The 2014 World Cup has ended, with the world congratulating Germany on its victory, the first European nation to win a World Cup title in the Americas. With World Cup fever beginning to abate and fans already anticipating the next cup in Russia in 2018, it is time to rank the 10 greatest World Cup hosts since its official beginning in 1930.
South Africa 2010
The 2010 World Cup took place in South Africa, making it the first time that the event took place on African soil. That alone makes the South Africa games memorable, but the culture and beautiful backdrops to the game intensified the experience for those who enjoyed the experience in person and on television. The games also introduced the world to the Vuvuzela, to much controversy.
In 1994, the United States played host to the World Cup, even though there was not a large population of soccer fans in the country. However, an average attendance of 69,000 set a new record, with a total attendance of 3.6 million that remains the highest. The games were played in nine cities across the country, showcasing soccer to Americans around the country. The tournament helped to bring professional football to America, and in 1996 Major League Soccer was established.
Korea and Japan 2002
In 2002, the World Cup made its way to Asia for the first time. Additionally, these games produced another first: tow countries hosting the event together. The event was held in venues that had scintillating perspectives, especially in Japan. The attendance was low, but it still ranks as a success for opening up the event into Asia, and for showing how two countries can successfully share hosting duties.
In 1998, the World Cup expanded to featuring 32 national squads for the first time. Additionally, Japan and South Africa qualified for the first time, leading the way to their hosting the cup in the future. France not only hosted the games, they also took home the trophy.
England last hosted the games in 1966, with the third most attended game with over 51,000 fans for each match. These games also are the last time England won the trophy. The games took place in many of the famous stadia around England still in use today.
The 1954 games in Switzerland had the highest number of goals scored, with an average of 5.38 per game. For a game known for minimal scored games, these games must have been exciting for fans to experience.
When the games returned to South America in 1962, it was to the victor Chile, who won hosting duties over Argentina and Germany. In 1960, a devastating earthquake hit Chile, making FIFA consider changing the event location. However, Chile’s FA president appealed saying, “We have nothing, that is why we must have the World Cup.” FIFA proceeded as planned, and the games successfully took place on two impressive stadia.
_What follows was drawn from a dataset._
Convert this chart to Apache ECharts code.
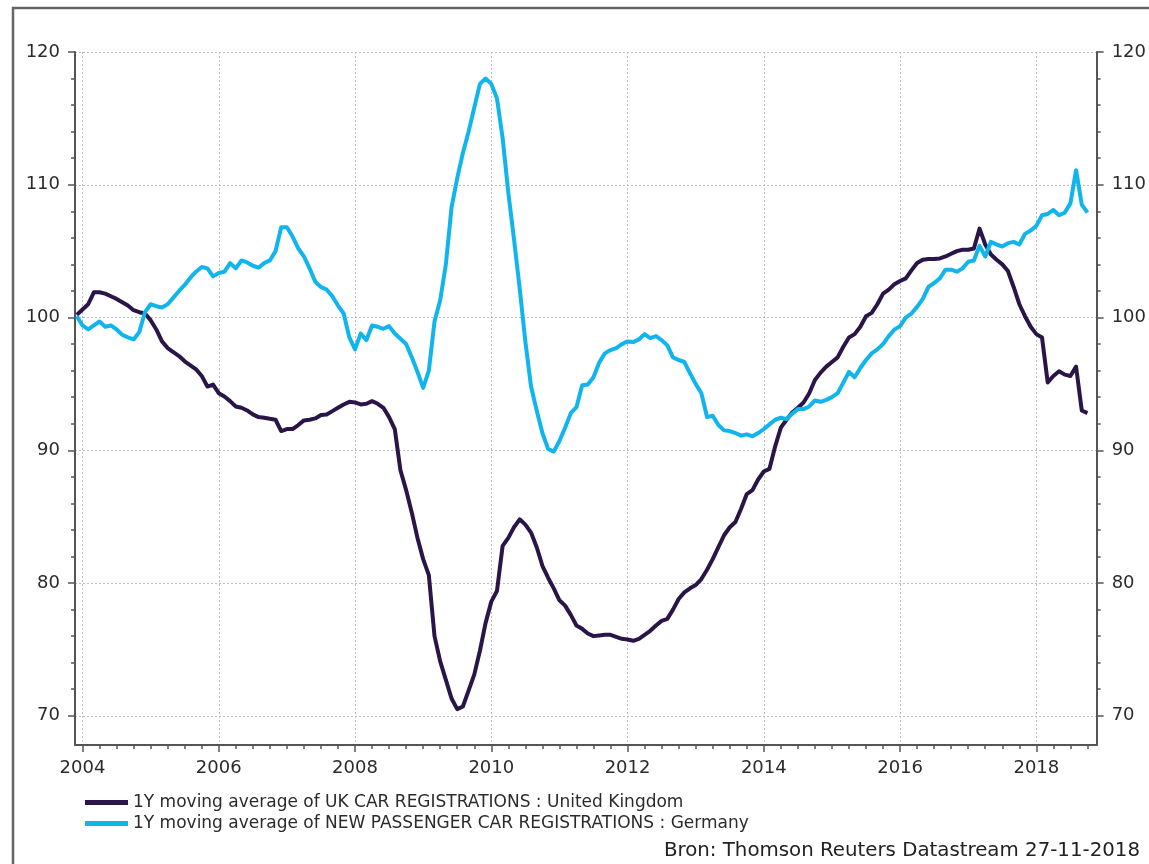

In 2006, Germany hosted the games in twelve of its UEFA five-star rating stadia that had at least 40,000 seats for the matches. Visitors and natives enjoyed themselves during the games. The fans’ areas created an atmosphere for colorful congregations, providing a fun atmosphere to the games.
In 1934, Benito Mussolini saw the potential of using such an international event for propaganda and hosted the World Cup with relish. Italy also brought home the trophy.
There are mixed reviews about the success of the 2014 World Cup games, but it deserves a place on this list for its news-worthy events, including the record-breaking, upsetting defeat of the host country in the semi-finals, the infamous biting incident, and more. About 3.5 million people attended the event, with an average 53,000 per match.